Retratos da humanidade
Estou certo (ou, pelo menos, quero estar) de que não sou o único, então compartilho com toda a segurança de meu ser aos meus amigos leitores o seguinte fato a meu respeito: nunca gostei das músicas do Charlie Brown Jr..
Espantoso, não? Bem sei que sou um millennial, e tendo baixado ao mundo com o crepúsculo do século XX cresci junto com esta banda, que aparentemente haveria de rejuvenescer o cenário musical brasileiro com sua atitude “descolada” e influenciar as novas gerações que construiriam o presente século, e acompanhei-a indiretamente quase que do começo ao fim, por 19 anos. Entretanto, por mais que eu respeite a importância gigantesca desta banda e simpatize bastante com a biografia atribulada de seu vocalista Chorão, suas letras não me agradam muito – trazem-me bastante nostalgia de um passado que nunca experimentei, sendo jovem, livre e despreocupado andando de skate com os amigos, mas sempre achei que são repetitivas e não trazem muita variedade de assuntos. Quem ouve a uma música do Charlie Brown Jr., ouviu a todas.
A história da banda não é segredo nenhum; ainda hoje, quase dez anos depois de seu fim, todos se lembram das tragédias que a assolaram e de suas constantes mudanças de formação acarretadas por divergências criativas e a personalidade difícil de Chorão – mas o que poucas pessoas parecem se lembrar é dos projetos paralelos que seus ex-membros viriam a formar, e eu próprio só vim a descobri-los muitos anos depois de seu fim. Acho estranho o Charlie Brown Jr. ter perdurado por duas décadas enquanto tais projetos morreram tendo lançado apenas um único álbum e quase que sem qualquer divulgação no rádio e na televisão à época de seu surgimento (pelo menos até onde consigo recordar-me) – interessei-me por ouvir um deles, o Revolucionnários, liderado pelo ex-baixista do Charlie Brown Jr. Champignon, considerado por muitos o “segundo no comando” depois de Chorão, devido à enorme comiseração que dedico ao seu caso, que julgo ter sido excessivamente trágico e infeliz. Surpreendi-me com o que ouvi.
O Revolucionnários lançou um único álbum, “Retratos da humanidade”, em 2006, e como não podia deixar de ser, desapareceu. Tal acontecimento devia ter sido pranteado, pois neste único álbum a banda conseguiu fazer, ao menos em minha opinião, algo muito mais agradável aos ouvidos do que o Charlie Brown Jr. com dez álbuns.

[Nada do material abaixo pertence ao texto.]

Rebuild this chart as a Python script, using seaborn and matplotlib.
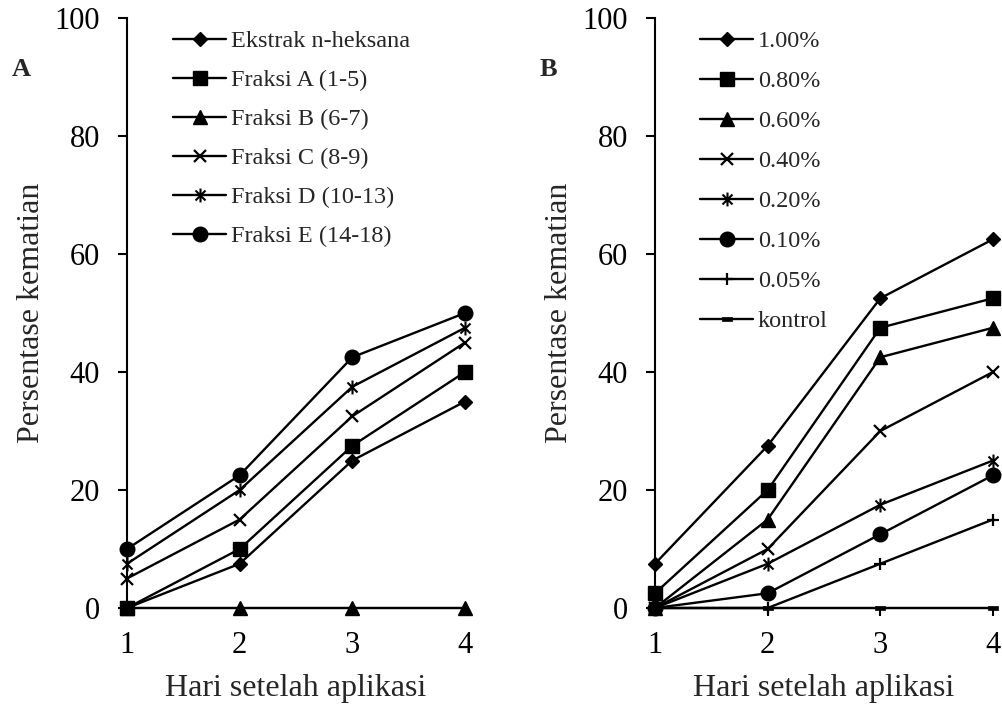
import matplotlib
matplotlib.use("Agg")
import matplotlib.pyplot as plt
import seaborn as sns
from matplotlib.path import Path

# ---------------- data ----------------
days = [1, 2, 3, 4]
x_ticklabels = ["1", "2", "3", "4"]
y_ticks = [0, 20, 40, 60, 80, 100]

labels_a = ["Ekstrak n-heksana", "Fraksi A (1-5)", "Fraksi B (6-7)",
            "Fraksi C (8-9)", "Fraksi D (10-13)", "Fraksi E (14-18)"]
ekstrak = [0, 7.5, 25, 35]
fraksi_a = [0, 10, 27.5, 40]
fraksi_b = [0, 0, 0, 0]
fraksi_c = [5, 15, 32.5, 45]
fraksi_d = [7.5, 20, 37.5, 47.5]
fraksi_e = [10, 22.5, 42.5, 50]

labels_b = ["1.00%", "0.80%", "0.60%", "0.40%", "0.20%", "0.10%", "0.05%", "kontrol"]
k_100 = [7.5, 27.5, 52.5, 62.5]
k_080 = [2.5, 20, 47.5, 52.5]
k_060 = [0, 15, 42.5, 47.5]
k_040 = [0, 10, 30, 40]
k_020 = [0, 7.5, 17.5, 25]
k_010 = [0, 2.5, 12.5, 22.5]
k_005 = [0, 0, 7.5, 15]
kontrol = [0, 0, 0, 0]

xlabel = "Hari setelah aplikasi"
ylabel = "Persentase kematian"

# ---------------- style ----------------
sns.set_style("ticks")
plt.rcParams["font.family"] = ["Liberation Serif", "DejaVu Serif"]

AST = Path([(0, -1), (0, 1), (-0.72, -0.72), (0.72, 0.72), (-0.72, 0.72), (0.72, -0.72)],
           [Path.MOVETO, Path.LINETO, Path.MOVETO, Path.LINETO, Path.MOVETO, Path.LINETO])
DASH = Path([(-1, -0.4), (1, -0.4), (1, 0.4), (-1, 0.4), (-1, -0.4)],
            [Path.MOVETO, Path.LINETO, Path.LINETO, Path.LINETO, Path.CLOSEPOLY])

# marker, size, edge width
sty_a = [("D", 7, 1), ("s", 9.5, 1), ("^", 10, 1), ("x", 9, 1.6), (AST, 10, 1.5), ("o", 10.5, 1)]
sty_b = [("D", 7, 1), ("s", 9.5, 1), ("^", 10, 1), ("x", 9, 1.6), (AST, 10, 1.5),
         ("o", 10.5, 1), ("+", 9, 1.6), (DASH, 7, 0.5)]

TICK_FS = 22
LABEL_FS = 23
LEG_FS = 17.5
LW = 1.7

W, H = 1003, 709
fig = plt.figure(figsize=(W / 100, H / 100), dpi=100)
axA = fig.add_axes([127 / W, 1 - 608 / H, (465 - 127) / W, (608 - 18) / H])
axB = fig.add_axes([655 / W, 1 - 608 / H, (993 - 655) / W, (608 - 18) / H])


def draw(ax, series, labels, styles):
    for vals, lab, (m, ms, mew) in zip(series, labels, styles):
        sns.lineplot(x=days, y=vals, ax=ax, color="black", lw=LW, marker=m,
                     markersize=ms, markeredgewidth=mew, markeredgecolor="black",
                     markerfacecolor="black", label=lab, clip_on=False, zorder=3)


draw(axA, [ekstrak, fraksi_a, fraksi_b, fraksi_c, fraksi_d, fraksi_e], labels_a, sty_a)
draw(axB, [k_100, k_080, k_060, k_040, k_020, k_010, k_005, kontrol], labels_b, sty_b)

for ax in (axA, axB):
    ax.set_xlim(1, 4)
    ax.set_ylim(0, 100)
    ax.set_xticks(days)
    ax.set_xticklabels(x_ticklabels)
    ax.set_yticks(y_ticks)
    for s in ("top", "right"):
        ax.spines[s].set_visible(False)
    for s in ("left", "bottom"):
        ax.spines[s].set_linewidth(1.5)
        ax.spines[s].set_color("black")
    ax.tick_params(axis="y", direction="out", length=6.5, width=1.5, pad=13,
                   labelsize=TICK_FS, colors="black")
    ax.tick_params(axis="x", direction="out", length=5.5, width=1.5, pad=11,
                   labelsize=TICK_FS, colors="black")
    ax.set_xlabel(xlabel, fontsize=LABEL_FS)
    ax.set_ylabel(ylabel, fontsize=LABEL_FS)
    ax.xaxis.set_label_coords(0.5, -0.112)
    ax.yaxis.set_label_coords(-0.24, 0.5)
    ax.set_facecolor("none")

legA = axA.legend(loc="upper left", bbox_to_anchor=(173 / W, 1 - 30 / H),
                  bbox_transform=fig.transFigure, frameon=False, fontsize=LEG_FS,
                  borderpad=0, borderaxespad=0, handlelength=2.2, handletextpad=0.18,
                  labelspacing=0.70)
legB = axB.legend(loc="upper left", bbox_to_anchor=(700 / W, 1 - 30 / H),
                  bbox_transform=fig.transFigure, frameon=False, fontsize=LEG_FS,
                  borderpad=0, borderaxespad=0, handlelength=2.2, handletextpad=0.18,
                  labelspacing=0.74)

fig.text(12 / W, 1 - 70 / H, "A", fontsize=19, fontweight="bold", ha="left", va="center")
fig.text(540 / W, 1 - 70 / H, "B", fontsize=19, fontweight="bold", ha="left", va="center")

fig.savefig("out.png", dpi=100, facecolor="white")
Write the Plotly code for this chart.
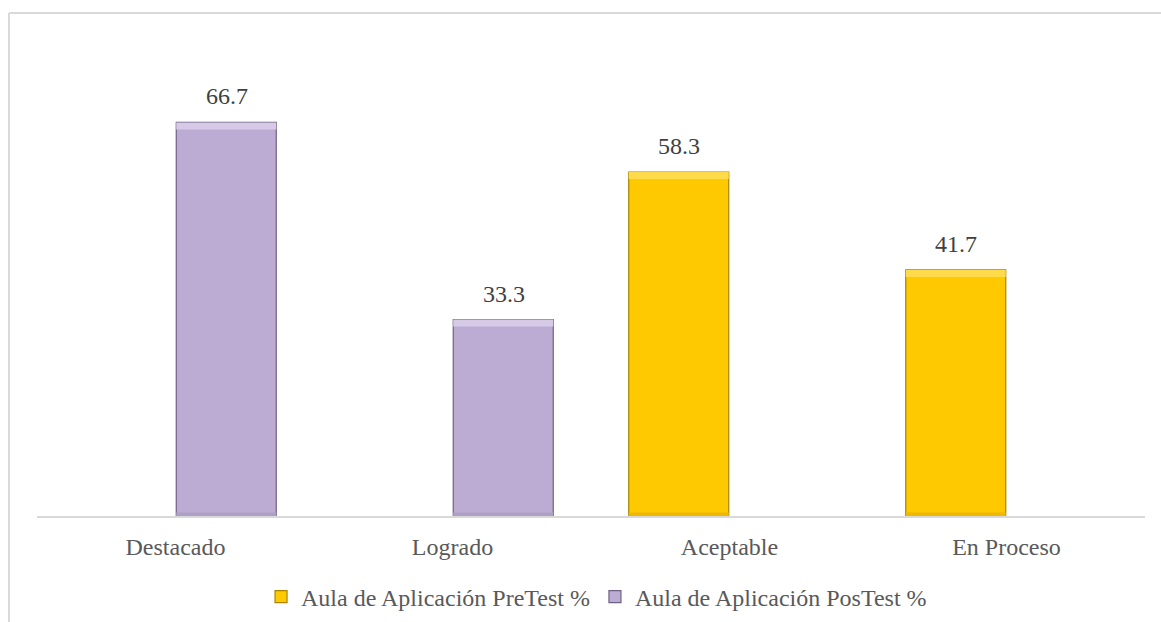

Conquanto ainda traga em si as influências estilísticas do Charlie Brown Jr., com sua sonoridade forte e letras de cunho urbano e social, o Revolucionnários é muito mais harmônico e não teme enveredar por letras de cunho mais espiritual, como “A Nova Era de Aquarius” – “Como num Sonho Perfeito” é de longe a mais bela de todo o álbum, amparada pela faixa-título e outras canções como “Por um Mundo Melhor” e “Natureza”, encerrando com a magnífica instrumental “Revolucionajazz”.
Tudo o que digo, porém, é uma questão de gosto pessoal; não quero desmerecer o Charlie Brown Jr. ou a obra de Chorão. Mas digo que se o Revolucionnários tivesse vingado talvez poderia ter concorrido de frente com o Charlie Brown Jr., e até mesmo o eclipsado. Uma banda é composta por vários membros, então por que só Chorão deve ser lembrado? Tanto fãs quanto não-fãs, aproveitem o ensejo para apreciar uma ótima e subestimada banda (considerando ou não sua conexão com o Charlie Brown Jr.) e, àquele que tem fé, que ore à divindade que julgar mais conveniente que tanto Chorão quanto Champignon tenham encontrado conforto e paz depois da morte.